## WHAT YOU NEED TO DO:
Print only the lines from the top of the data through the line with "0.85, 0.92, 0.85]", both included, skipping every picture.

## GIVEN DATA:
* start *
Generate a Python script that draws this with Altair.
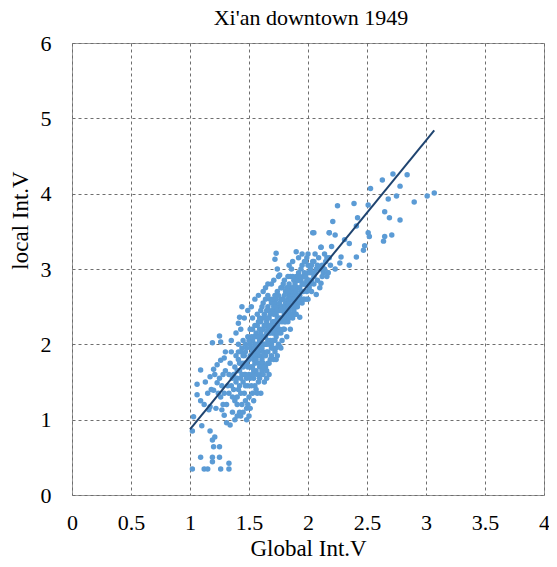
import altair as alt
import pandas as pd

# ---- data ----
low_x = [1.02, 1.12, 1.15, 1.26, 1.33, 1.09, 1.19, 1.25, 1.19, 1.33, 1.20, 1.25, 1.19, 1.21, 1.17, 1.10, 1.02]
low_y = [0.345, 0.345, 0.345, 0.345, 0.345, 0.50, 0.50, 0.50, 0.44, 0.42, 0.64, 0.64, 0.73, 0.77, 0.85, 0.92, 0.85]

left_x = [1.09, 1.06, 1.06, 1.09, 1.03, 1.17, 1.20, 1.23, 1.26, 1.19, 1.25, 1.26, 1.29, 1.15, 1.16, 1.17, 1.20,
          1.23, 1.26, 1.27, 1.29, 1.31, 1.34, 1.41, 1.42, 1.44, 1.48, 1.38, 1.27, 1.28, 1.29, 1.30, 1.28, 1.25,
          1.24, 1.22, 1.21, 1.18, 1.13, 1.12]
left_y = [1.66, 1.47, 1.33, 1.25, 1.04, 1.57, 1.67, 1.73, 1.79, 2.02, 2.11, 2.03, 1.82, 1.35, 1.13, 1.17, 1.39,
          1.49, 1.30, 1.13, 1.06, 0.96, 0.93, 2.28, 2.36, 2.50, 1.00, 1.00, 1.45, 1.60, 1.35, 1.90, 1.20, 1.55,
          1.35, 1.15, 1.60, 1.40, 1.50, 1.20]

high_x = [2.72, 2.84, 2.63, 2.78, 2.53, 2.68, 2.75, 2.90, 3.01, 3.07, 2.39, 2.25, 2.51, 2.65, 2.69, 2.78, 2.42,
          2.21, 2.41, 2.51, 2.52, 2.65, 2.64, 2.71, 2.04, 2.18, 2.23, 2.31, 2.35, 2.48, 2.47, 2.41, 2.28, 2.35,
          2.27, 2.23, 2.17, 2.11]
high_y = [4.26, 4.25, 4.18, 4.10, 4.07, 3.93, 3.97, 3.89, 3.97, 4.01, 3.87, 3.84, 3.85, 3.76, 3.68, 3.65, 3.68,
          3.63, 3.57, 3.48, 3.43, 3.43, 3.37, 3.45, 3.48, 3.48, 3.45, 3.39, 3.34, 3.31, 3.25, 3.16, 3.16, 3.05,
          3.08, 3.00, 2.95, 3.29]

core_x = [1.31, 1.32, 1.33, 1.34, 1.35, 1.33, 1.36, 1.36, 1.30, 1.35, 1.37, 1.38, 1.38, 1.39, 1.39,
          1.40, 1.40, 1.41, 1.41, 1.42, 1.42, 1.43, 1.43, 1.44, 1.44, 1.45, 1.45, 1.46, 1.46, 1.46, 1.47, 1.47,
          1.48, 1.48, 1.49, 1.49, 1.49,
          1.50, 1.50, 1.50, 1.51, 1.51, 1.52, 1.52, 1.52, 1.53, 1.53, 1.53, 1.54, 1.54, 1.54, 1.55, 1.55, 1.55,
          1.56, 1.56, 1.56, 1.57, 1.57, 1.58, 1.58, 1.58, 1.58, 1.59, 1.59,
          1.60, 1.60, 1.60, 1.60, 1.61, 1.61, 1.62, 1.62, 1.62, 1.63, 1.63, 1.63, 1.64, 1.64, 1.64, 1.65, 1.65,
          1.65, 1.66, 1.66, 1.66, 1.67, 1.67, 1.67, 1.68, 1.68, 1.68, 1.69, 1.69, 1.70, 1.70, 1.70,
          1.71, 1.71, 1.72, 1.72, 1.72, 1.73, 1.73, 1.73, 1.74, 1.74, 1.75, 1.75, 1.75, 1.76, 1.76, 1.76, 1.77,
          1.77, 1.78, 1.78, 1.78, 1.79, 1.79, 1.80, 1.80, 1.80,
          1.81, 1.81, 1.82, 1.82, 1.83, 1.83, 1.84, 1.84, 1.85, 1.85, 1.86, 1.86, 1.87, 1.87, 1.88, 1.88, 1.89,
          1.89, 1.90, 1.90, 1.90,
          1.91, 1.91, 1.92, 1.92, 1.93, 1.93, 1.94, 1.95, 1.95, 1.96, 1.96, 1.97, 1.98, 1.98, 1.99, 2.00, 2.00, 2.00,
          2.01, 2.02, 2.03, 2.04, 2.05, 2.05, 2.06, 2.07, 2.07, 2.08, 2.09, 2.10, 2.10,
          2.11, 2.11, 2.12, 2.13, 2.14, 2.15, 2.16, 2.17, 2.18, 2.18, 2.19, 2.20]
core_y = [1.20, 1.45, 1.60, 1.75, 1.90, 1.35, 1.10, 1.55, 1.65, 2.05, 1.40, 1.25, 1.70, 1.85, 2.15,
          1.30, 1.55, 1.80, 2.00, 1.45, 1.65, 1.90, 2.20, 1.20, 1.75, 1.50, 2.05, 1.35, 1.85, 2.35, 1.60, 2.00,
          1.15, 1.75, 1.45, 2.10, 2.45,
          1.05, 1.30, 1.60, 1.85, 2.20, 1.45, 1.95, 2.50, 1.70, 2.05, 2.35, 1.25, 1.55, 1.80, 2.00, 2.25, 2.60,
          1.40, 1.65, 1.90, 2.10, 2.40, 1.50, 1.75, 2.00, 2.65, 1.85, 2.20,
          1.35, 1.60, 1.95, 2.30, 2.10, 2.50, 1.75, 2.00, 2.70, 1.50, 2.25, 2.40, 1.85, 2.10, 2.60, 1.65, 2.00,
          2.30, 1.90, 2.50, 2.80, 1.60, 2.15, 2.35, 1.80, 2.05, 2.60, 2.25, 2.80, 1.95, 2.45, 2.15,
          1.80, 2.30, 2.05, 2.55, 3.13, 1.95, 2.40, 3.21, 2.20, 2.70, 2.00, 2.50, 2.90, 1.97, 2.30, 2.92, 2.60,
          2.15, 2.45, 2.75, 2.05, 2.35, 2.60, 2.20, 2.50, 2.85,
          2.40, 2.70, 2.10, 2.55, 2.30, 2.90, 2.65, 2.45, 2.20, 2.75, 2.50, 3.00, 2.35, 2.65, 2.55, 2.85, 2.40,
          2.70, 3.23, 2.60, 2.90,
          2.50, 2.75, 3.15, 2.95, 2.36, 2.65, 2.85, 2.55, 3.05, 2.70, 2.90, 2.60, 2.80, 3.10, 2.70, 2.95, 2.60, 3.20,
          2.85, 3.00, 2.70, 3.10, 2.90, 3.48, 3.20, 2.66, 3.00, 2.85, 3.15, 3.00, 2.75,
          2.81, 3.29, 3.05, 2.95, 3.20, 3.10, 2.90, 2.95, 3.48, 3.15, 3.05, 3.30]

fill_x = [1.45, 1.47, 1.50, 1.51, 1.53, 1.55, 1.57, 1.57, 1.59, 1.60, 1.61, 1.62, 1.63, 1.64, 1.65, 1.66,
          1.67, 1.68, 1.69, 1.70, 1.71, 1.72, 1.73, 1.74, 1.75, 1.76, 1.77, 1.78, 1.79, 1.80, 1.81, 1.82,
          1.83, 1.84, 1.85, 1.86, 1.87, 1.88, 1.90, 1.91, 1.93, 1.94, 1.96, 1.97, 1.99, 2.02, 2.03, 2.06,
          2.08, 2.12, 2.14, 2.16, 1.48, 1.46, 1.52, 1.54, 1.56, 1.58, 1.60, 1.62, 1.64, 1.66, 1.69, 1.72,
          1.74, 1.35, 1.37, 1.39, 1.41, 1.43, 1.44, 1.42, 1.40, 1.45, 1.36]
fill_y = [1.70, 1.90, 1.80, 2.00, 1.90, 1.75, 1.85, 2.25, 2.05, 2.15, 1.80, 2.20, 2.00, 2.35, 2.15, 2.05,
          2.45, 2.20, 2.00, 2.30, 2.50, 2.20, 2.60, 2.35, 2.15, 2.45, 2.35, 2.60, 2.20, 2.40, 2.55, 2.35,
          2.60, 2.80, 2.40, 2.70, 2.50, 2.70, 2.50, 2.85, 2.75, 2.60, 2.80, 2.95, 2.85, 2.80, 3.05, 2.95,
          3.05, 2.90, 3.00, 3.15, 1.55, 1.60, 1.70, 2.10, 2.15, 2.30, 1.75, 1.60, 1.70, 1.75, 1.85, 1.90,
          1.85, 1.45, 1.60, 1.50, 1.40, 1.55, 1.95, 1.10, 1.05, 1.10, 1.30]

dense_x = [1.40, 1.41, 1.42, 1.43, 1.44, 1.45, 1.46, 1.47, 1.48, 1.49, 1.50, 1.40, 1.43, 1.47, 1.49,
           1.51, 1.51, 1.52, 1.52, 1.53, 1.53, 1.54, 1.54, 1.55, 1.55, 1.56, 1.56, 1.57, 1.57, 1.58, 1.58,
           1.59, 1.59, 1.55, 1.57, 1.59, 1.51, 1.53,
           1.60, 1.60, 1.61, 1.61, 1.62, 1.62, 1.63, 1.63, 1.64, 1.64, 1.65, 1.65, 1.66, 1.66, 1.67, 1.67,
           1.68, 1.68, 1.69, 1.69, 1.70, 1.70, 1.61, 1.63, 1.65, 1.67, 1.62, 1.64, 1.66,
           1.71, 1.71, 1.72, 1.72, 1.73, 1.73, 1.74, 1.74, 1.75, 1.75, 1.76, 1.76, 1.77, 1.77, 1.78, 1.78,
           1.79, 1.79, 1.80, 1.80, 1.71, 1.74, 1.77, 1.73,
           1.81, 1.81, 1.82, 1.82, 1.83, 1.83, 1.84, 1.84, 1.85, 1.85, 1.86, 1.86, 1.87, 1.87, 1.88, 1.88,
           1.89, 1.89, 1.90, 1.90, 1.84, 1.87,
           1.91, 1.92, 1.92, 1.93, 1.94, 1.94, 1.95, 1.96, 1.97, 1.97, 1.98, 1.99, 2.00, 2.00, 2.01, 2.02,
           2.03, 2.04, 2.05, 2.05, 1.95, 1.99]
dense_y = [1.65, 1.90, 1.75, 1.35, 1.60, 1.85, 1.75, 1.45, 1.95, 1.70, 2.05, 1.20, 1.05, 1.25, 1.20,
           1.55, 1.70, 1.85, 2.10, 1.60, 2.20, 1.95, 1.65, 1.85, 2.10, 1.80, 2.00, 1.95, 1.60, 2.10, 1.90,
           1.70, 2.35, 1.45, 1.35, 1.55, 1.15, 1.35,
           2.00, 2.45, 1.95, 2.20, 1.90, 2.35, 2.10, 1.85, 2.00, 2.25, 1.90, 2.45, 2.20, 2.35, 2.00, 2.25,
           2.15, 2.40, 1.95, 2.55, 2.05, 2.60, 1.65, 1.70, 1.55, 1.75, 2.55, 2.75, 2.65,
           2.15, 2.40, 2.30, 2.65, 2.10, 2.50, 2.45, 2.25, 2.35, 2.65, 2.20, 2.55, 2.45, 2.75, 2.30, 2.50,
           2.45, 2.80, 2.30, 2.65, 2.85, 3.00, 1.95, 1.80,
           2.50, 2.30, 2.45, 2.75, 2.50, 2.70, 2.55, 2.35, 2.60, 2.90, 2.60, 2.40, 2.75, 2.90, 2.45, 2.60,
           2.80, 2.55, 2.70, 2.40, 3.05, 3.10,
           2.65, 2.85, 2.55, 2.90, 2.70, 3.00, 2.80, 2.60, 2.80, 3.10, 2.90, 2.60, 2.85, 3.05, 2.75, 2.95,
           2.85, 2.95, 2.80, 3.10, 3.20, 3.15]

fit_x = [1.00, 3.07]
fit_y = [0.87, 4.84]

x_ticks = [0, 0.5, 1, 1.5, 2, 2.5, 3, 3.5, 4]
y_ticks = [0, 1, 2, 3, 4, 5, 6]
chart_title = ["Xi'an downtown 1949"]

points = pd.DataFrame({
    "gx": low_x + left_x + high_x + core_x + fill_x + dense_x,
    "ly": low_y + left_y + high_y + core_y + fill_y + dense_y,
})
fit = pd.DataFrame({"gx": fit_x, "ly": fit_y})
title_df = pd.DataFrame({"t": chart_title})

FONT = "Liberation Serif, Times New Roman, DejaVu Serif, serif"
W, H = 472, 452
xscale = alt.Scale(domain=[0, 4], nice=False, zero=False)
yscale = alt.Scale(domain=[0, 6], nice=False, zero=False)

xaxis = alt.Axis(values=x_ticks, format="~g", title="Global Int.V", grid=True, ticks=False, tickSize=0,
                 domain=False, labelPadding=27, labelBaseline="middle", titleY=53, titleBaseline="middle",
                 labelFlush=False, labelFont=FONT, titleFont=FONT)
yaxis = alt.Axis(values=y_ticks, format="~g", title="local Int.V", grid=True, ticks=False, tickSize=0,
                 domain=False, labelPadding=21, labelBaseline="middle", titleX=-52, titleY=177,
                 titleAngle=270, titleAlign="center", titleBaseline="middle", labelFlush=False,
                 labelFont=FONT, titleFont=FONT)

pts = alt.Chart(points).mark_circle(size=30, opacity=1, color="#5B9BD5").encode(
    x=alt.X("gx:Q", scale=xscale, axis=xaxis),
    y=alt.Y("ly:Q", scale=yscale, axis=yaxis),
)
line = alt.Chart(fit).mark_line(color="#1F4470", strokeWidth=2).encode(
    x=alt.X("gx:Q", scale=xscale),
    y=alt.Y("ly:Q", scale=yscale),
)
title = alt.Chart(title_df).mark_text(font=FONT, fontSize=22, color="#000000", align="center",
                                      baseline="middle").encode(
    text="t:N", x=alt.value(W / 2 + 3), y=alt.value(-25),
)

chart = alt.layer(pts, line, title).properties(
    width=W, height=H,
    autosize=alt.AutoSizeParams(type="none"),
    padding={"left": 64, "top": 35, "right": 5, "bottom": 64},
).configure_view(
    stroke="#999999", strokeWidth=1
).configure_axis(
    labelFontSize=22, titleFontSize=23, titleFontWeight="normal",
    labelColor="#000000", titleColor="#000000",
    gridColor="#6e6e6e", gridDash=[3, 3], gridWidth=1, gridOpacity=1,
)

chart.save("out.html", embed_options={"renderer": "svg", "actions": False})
* end *
## WRITTEN REPLY:
Generate a Python script that draws this with Altair.
import altair as alt
import pandas as pd

# ---- data ----
low_x = [1.02, 1.12, 1.15, 1.26, 1.33, 1.09, 1.19, 1.25, 1.19, 1.33, 1.20, 1.25, 1.19, 1.21, 1.17, 1.10, 1.02]
low_y = [0.345, 0.345, 0.345, 0.345, 0.345, 0.50, 0.50, 0.50, 0.44, 0.42, 0.64, 0.64, 0.73, 0.77, 0.85, 0.92, 0.85]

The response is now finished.